Hasta hace no muchos años, el Ejército Mexicano era tabú en el país. A él y al Presidente de la República no se les podía mencionar críticamente en los medios de comunicación. Era común que, ante errores de cualquier índole cometidos por el mandatario, en los periódicos se recurriera a la fórmula de culpar a sus colaboradores, porque el Presidente no se podía equivocar. Y cuando era ineludible citar actos delictuosos cometidos por militares, se acudía a eufemismos para no causarles escozor porque, en la mentalidad castrense, el soldado no podía ser un delincuente ni sus delitos ventilados en público, aunque pertenecieran al fuero común.
Poco a poco algunos medios de comunicación, particularmente Proceso, unomásuno y La Jornada, citados por orden de aparición, lograron romper gradualmente el tono acrítico sobre esas dos instituciones. En la actualidad la crítica al Presidente puede hacerla cualquier periodista y medio que no le teman a posibles consecuencias --que, además, no siempre las hay--, pero la crítica al Ejército es menos frecuente que la vertida sobre el mandatario. El escrutinio público, al que todas las instituciones del Estado deben estar sujetas, apenas se da tímidamente sobre el Ejército. Y esto tiene efectos perniciosos para la vigencia del Estado de derecho en México y propicia la impunidad militar, en la que el enjuiciamiento del general Jesús Gutiérrez Rebollo y algunos otros mandos castrenses vinculados con el narcotráfico constituyen la excepción confirmatoria de la norma.
En ese contexto se sitúan los asesinatos --llamarles ejecuciones resulta eufemístico-- atribuidos a militares en El Charco, Guerrero, y en las comunidades Chavajeval y Unión Progreso, Chiapas. Esos casos recuerdan, entre otros dramas chiapanecos, el del ejido Morelia en enero de 1994. Ahí también hubo asesinatos atribuidos a militares, pero permanecen en la impunidad, a pesar de la intervención de la Comisión Interamericana de Derechos Humanos, como lo acaban de recordar Miguel Angel de los Santos Cruz y Salvador Tinajero Esquivel, en el suplemento ``Derechos Humanos y Ciudadanía'' (La Jornada, 18-VI-1998).
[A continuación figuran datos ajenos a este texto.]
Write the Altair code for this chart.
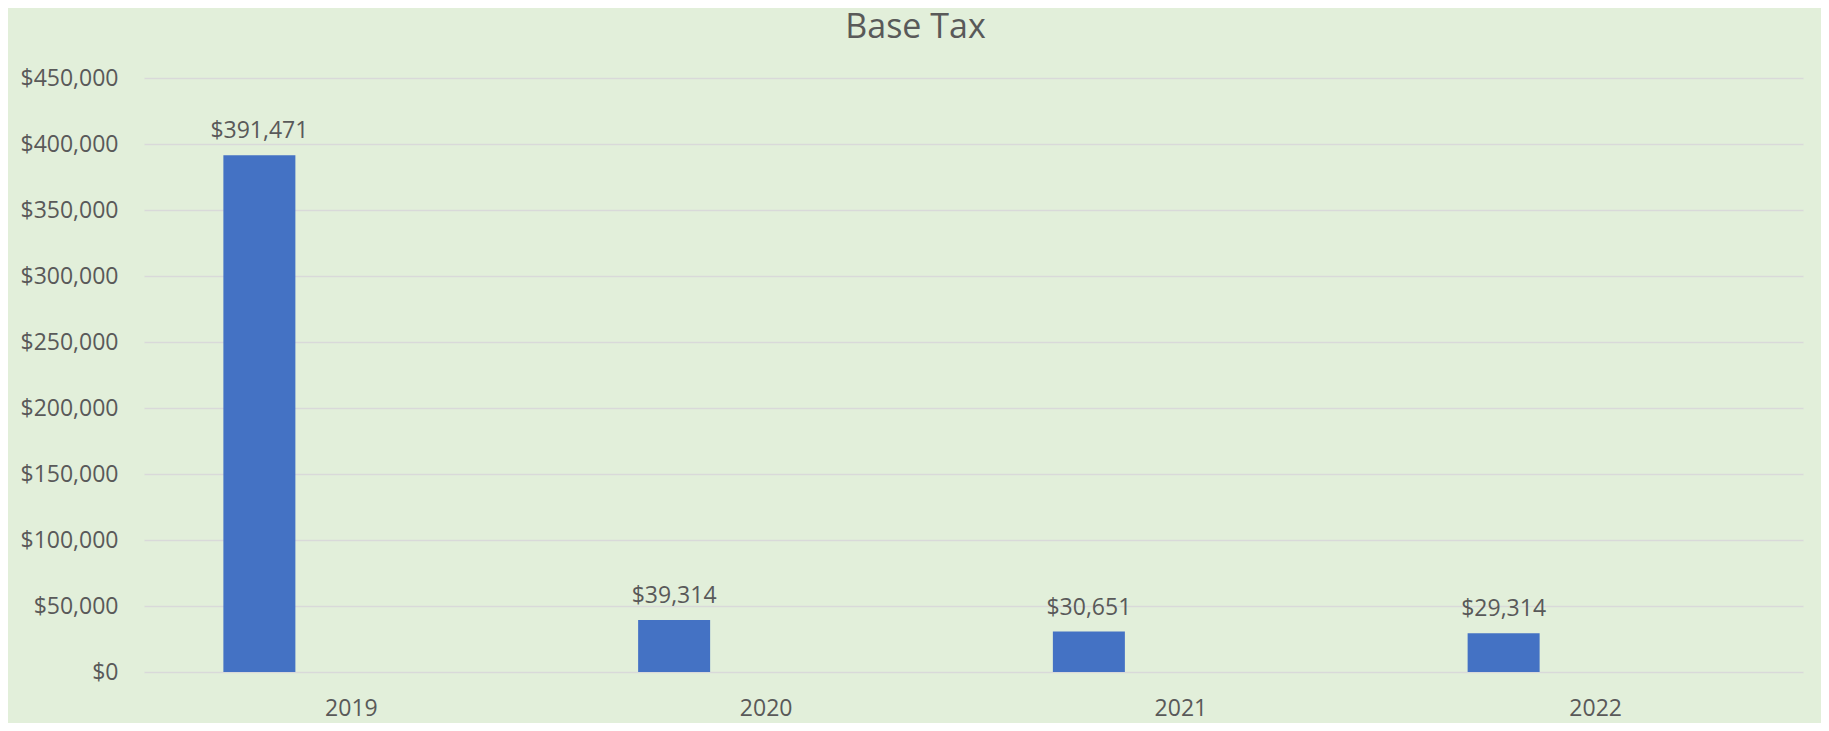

La simple sospecha de tales crímenes en Guerrero y Chiapas debiera producir, si el Estado de derecho estuviera vigente a plenitud, la inmediata investigación y aprehensión de los soldados presuntamente asesinos. Pero en vez de una verdadera indagación, lo que ha habido es una exculpación gubernamental basada en la versión de que los muertos cayeron durante enfrentamientos. Sólo que en la sociedad --en la cual amplias franjas saben que su gobierno es mentiroso y cínico en torno de las guerrillas-- queda la noción de que, efectivamente, se trata de asesinatos cometidos por militares que deben ser enjuiciados y castigados.
El problema de la sociedad mexicana es que carece aún de las instancias y los mecanismos suficientemente vigorosos para forzar esa investigación y ese enjuiciamiento. Ahí hay una asignatura pendiente para esta sociedad que, por ejemplo, ha sido capaz de darse, contra viento y marea, instancias que, por lo pronto en el ámbito federal, garantizan hoy la transparencia electoral.
Por supuesto, demandar enjuiciamiento y castigo para militares que asesinan no implica ignorar las plausibles tareas castrenses de apoyo a la población civil, ni dejar de reconocer el sacrificio de los soldados que, como los caídos el pasado 22 de junio en la carretera Altamirano-Zihuatanejo, mueren en el cumplimiento del deber. Por otra parte, suponer que castigar a los soldados que delinquen desprestigia al Ejército es un error. Lo que sí puede desprestigiarlo es la impunidad.
En cuanto a los militares que matan a indígenas cuando ya los tienen sometidos, harán bien en tener presente que ni el tiempo ni la vida ni la memoria terminan ahora. Hay un mañana en que, guardadas las proporciones, podría tocarles afrontar lo que hoy enfrenta el ex dictador Jorge Rafael Videla en Argentina. Hay una memoria en que ya están inscritos nombres y fechas como los del Ejido Morelia en enero de 1994, y Chavajeval, Unión Progreso y El Charco en junio de 1998. Esa memoria puede clamar justicia mañana y, ya completada la transición democrática en marcha, obtenerla. Entonces podrán ser castigados autores, encubridores y sus jefes. Que así sea.
Recientemente apareció el libro México: diálogo entre generaciones, de Editorial Océano, en el que un grupo de jóvenes universitarios, encabezado por Francisco Orvañanos, expone su visión de país frente a la de reconocidos personajes como Lorenzo Meyer, Santiago Creel y Juan Sánchez Navarro.